In Business, Culture, Improvement, Leadership by Stephen Rogers

I introduced the importance of culture last month, and how leaders can affect the culture of their group.  I have been involved in several organisations over the last 20 years where they have introduced a typically very expensive program to change culture or develop leaders, much to my disappointment.  With much hoopla and ceremony, the program portrays the shape of the new enterprise, to be the next Apple, HP or Google.  Amongst the indoctrination and theories, the leaders are overwhelmed with information.  Their commitment to then implement the program follows, and three months down the track little has changed.  Why does this occur?

I am glad you asked.  Culture and leadership, behaviour and habits do not change based on information or even understanding.  We see this in everyday life. We all know that a healthy diet and lifestyle is good for us, giving us better quality of life and theoretically longevity.  How many of us actually follow through and do what is required with consistency?  Just because we know something will benefit doesn’t mean it will be implemented.  Instruction and comprehension does not equate to doing.  So what does?

An excellent question.  Let me just qualify that in many cases the information delivered in these programs is important and even appropriate. The problem is in the approach and strategy applied.  Most of these programs do not have a clear staged plan with tools that help the leaders implement what they have learned. More importantly, the programs try to force a philosophy on the business without clearly understanding the DNA.  Most importantly the leaders are expected to execute something in the midst of doing their regular work, trying to find time, and implementing it half-heartedly, rushed or superficially to tick a box.

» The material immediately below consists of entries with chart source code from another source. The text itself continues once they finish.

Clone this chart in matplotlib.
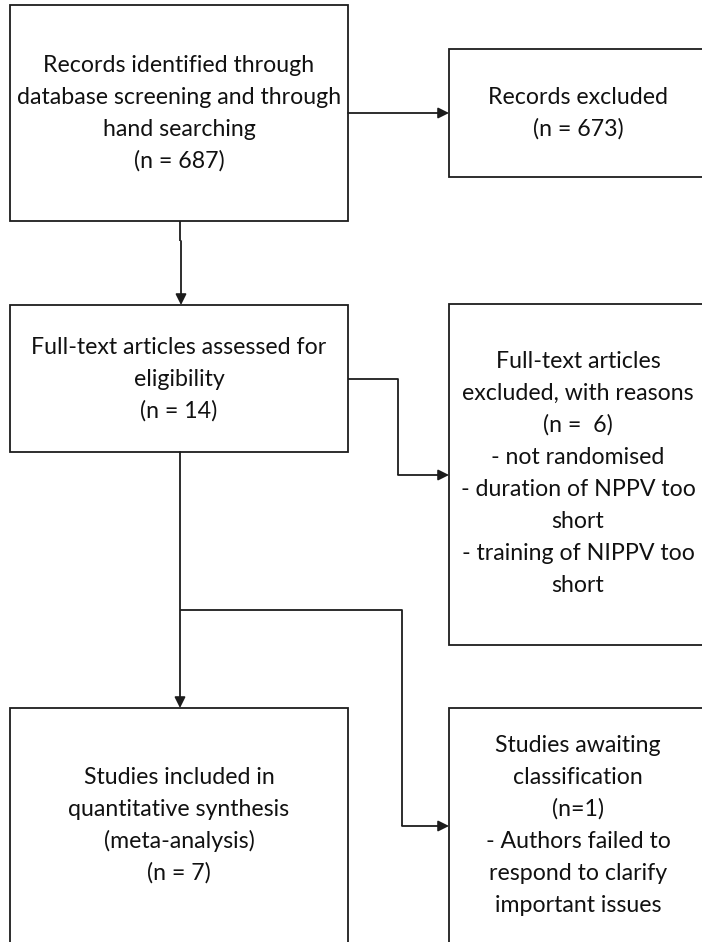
import matplotlib
matplotlib.use("Agg")
import matplotlib.pyplot as plt
from matplotlib.patches import Rectangle

plt.rcParams.update({"font.family": ["Lato", "DejaVu Sans"]})

W, H = 702, 942

# box contents (text lines)
box_identified = ["Records identified through", "database screening and through",
                  "hand searching", "(n = 687)"]
box_excluded = ["Records excluded", "(n = 673)"]
box_fulltext = ["Full-text articles assessed for", "eligibility", "(n = 14)"]
box_ft_excluded = ["Full-text articles", "excluded, with reasons", "(n =  6)",
                   "- not randomised", "- duration of NPPV too", "short",
                   "- training of NIPPV too", "short"]
box_included = ["Studies included in", "quantitative synthesis",
                "(meta-analysis)", "(n = 7)"]
box_awaiting = ["Studies awaiting", "classification", "(n=1)",
                "- Authors failed to", "respond to clarify", "important issues"]

# layout in pixels: (x0, y0, x1, y1, first text line y)
layout = [
    (box_identified, (10, 5, 348, 221, 65)),
    (box_excluded, (449, 49, 712, 177, 97)),
    (box_fulltext, (10, 305, 348, 452, 347)),
    (box_ft_excluded, (449, 304, 712, 645, 361)),
    (box_included, (10, 708, 348, 950, 777)),
    (box_awaiting, (449, 708, 712, 950, 745)),
]
LINE_H = 32
INK = "#1c1c1c"

fig = plt.figure(figsize=(W / 100, H / 100), dpi=100)
ax = fig.add_axes([0, 0, 1, 1])
ax.set_xlim(0, W); ax.set_ylim(H, 0); ax.axis("off")

for lines, (x0, y0, x1, y1, ty) in layout:
    ax.add_patch(Rectangle((x0, y0), x1 - x0, y1 - y0, fc="white", ec=INK, lw=1.3, zorder=2))
    cx = (x0 + min(x1, 707)) / 2
    for i, s in enumerate(lines):
        ax.text(cx, ty + i * LINE_H, s, ha="center", va="center", fontsize=16.7,
                color="#111111", zorder=3)


def seg(xs, ys):
    ax.plot(xs, ys, color=INK, lw=1.3, solid_capstyle="butt", zorder=1)


def arrow(p0, p1):
    ax.annotate("", xy=p1, xytext=p0,
                arrowprops=dict(arrowstyle="-|>", color=INK, lw=1.3,
                                mutation_scale=16, shrinkA=0, shrinkB=0), zorder=3)


# connectors
arrow((348, 113), (449, 113))
seg([180, 180], [221, 241])
arrow((181, 241), (181, 305))
seg([348, 398, 398], [379, 379, 475])
arrow((398, 475), (449, 475))
arrow((180, 452), (180, 708))
seg([180, 402, 402], [610, 610, 826])
arrow((402, 826), (449, 826))

fig.savefig("out.png", dpi=100, facecolor="white")
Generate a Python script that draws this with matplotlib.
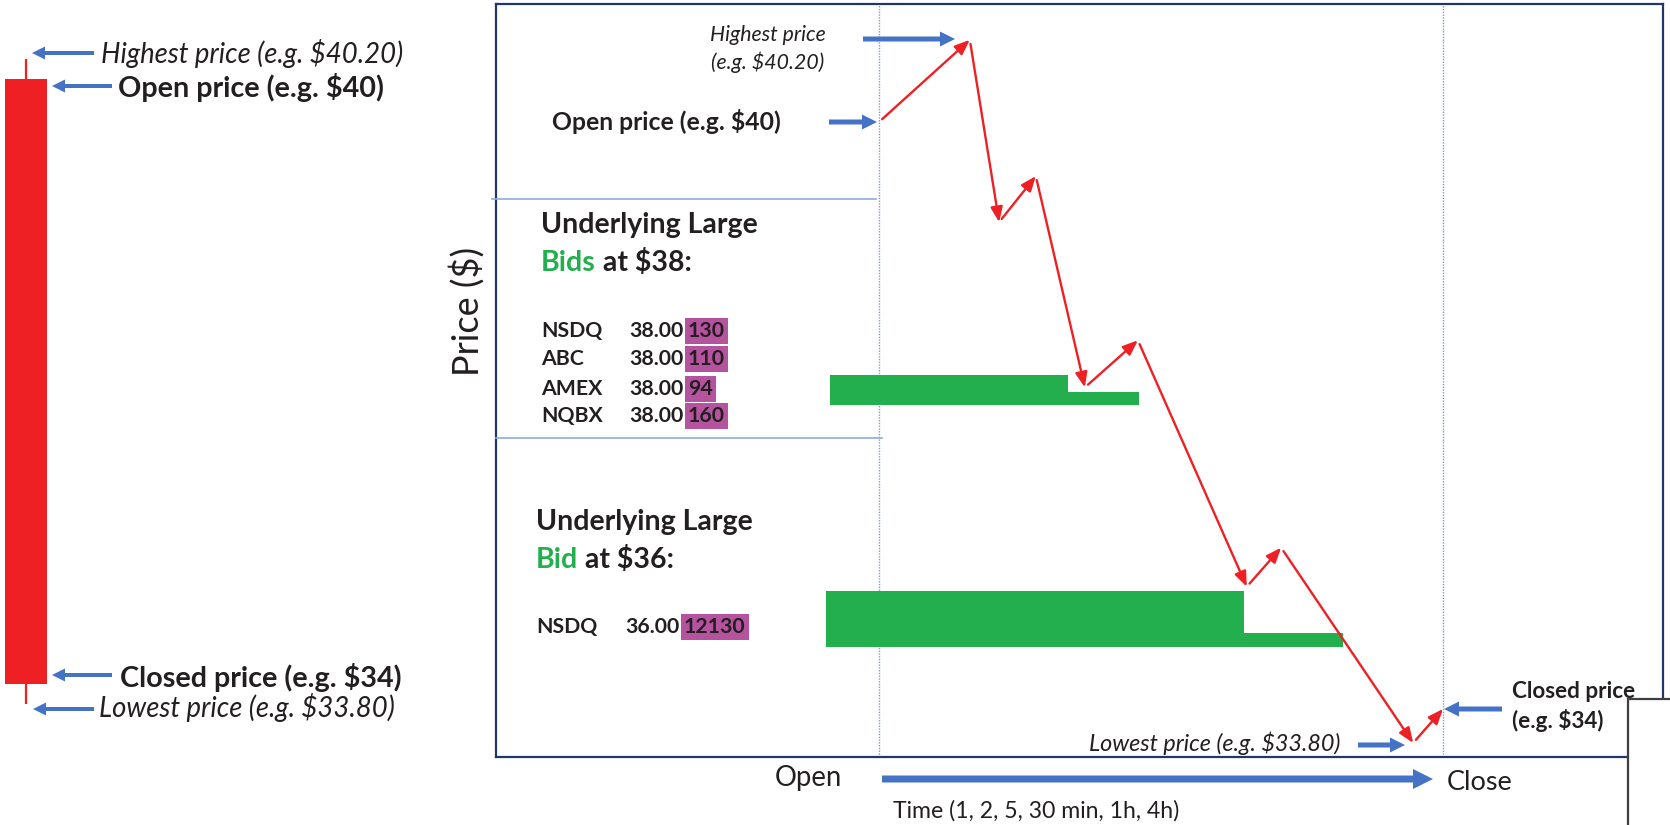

Getting to what works.  The successful approach lies in what we have to do for changing any habit; leaders (and businesses) only get better if they pick something important to improve, involve the people around them and follow up in a disciplined way. Long-term change in leadership effectiveness takes time, follow-up and discipline.  I would typically allow 18-24 months to see good transformation in a business; some take longer.  It requires a very disciplined plan, with strong accountability, and really owned by top management.  It might require revisiting something several times, but until it is habit, we can’t move on.  What are you willing to change today and what step are you willing to take to make that happen?  Transformation occurs one step at a time, incrementally, one after another.